Climate Change and the Borough of Queenscliffe held its first public meeting in recent days in an effort to raise greater local awareness of the issue and muster more support for change.
“I have two young children, five and eight, and I am crippled with concern for the future that lies ahead for them,” said Kitty Walker.
“The UN’s Intergovernmental Panel on Climate Change’s (IPCC) latest findings clearly state the world has 12 years to cut its emissions in half to keep warming below 1.5 degrees, which climate-vulnerable nations have long argued is critical to their survival.
“State, Federal and international governments are not responding globally, so the best impact we can make is by focussing locally,” she said.
After renting in Point Lonsdale for many years, Kitty and her family finally purchased a house of their own, but she is fearful it could eventually succumb to sea level rise unless meaningful action is taken.
“If we keep going the way we’re going our home will be under water by the end of the century – indeed most of the Borough will.

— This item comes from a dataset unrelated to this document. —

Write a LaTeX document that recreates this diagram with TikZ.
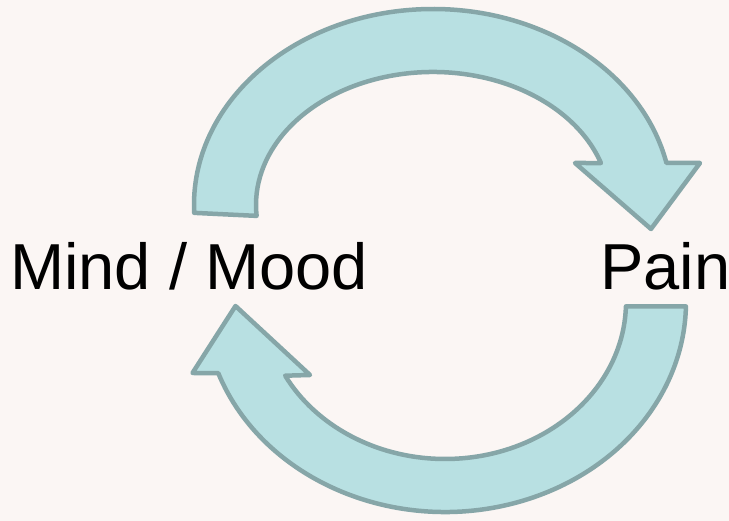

“The key objective is to bring the community together to work with the Borough of Queenscliffe on innovative and creative initiatives to acknowledge, prepare for and counter the local impacts of the climate crisis. The Borough has a really unique opportunity given its size to have an enormous, positive, local impact,” Kitty said.
Initiatives the group is pushing for include improved recycling and a Queenscliffe Council declaration of a climate emergency.
Group members have already started their own grass-roots recycling program. Instead of putting materials in yellow-lidded bins, they are sorting items at home and will hire their own trailer to ensure the waste is genuinely recycled - not sent to landfill.
"I closely watched the recent move by the Surf Coast Shire who declared a climate emergency and are tackling the recycling crisis locally by implementing a five-bin sort-at-the-home system and started to have hope that our beautiful, small, Borough could have a large impact too,” Kitty said.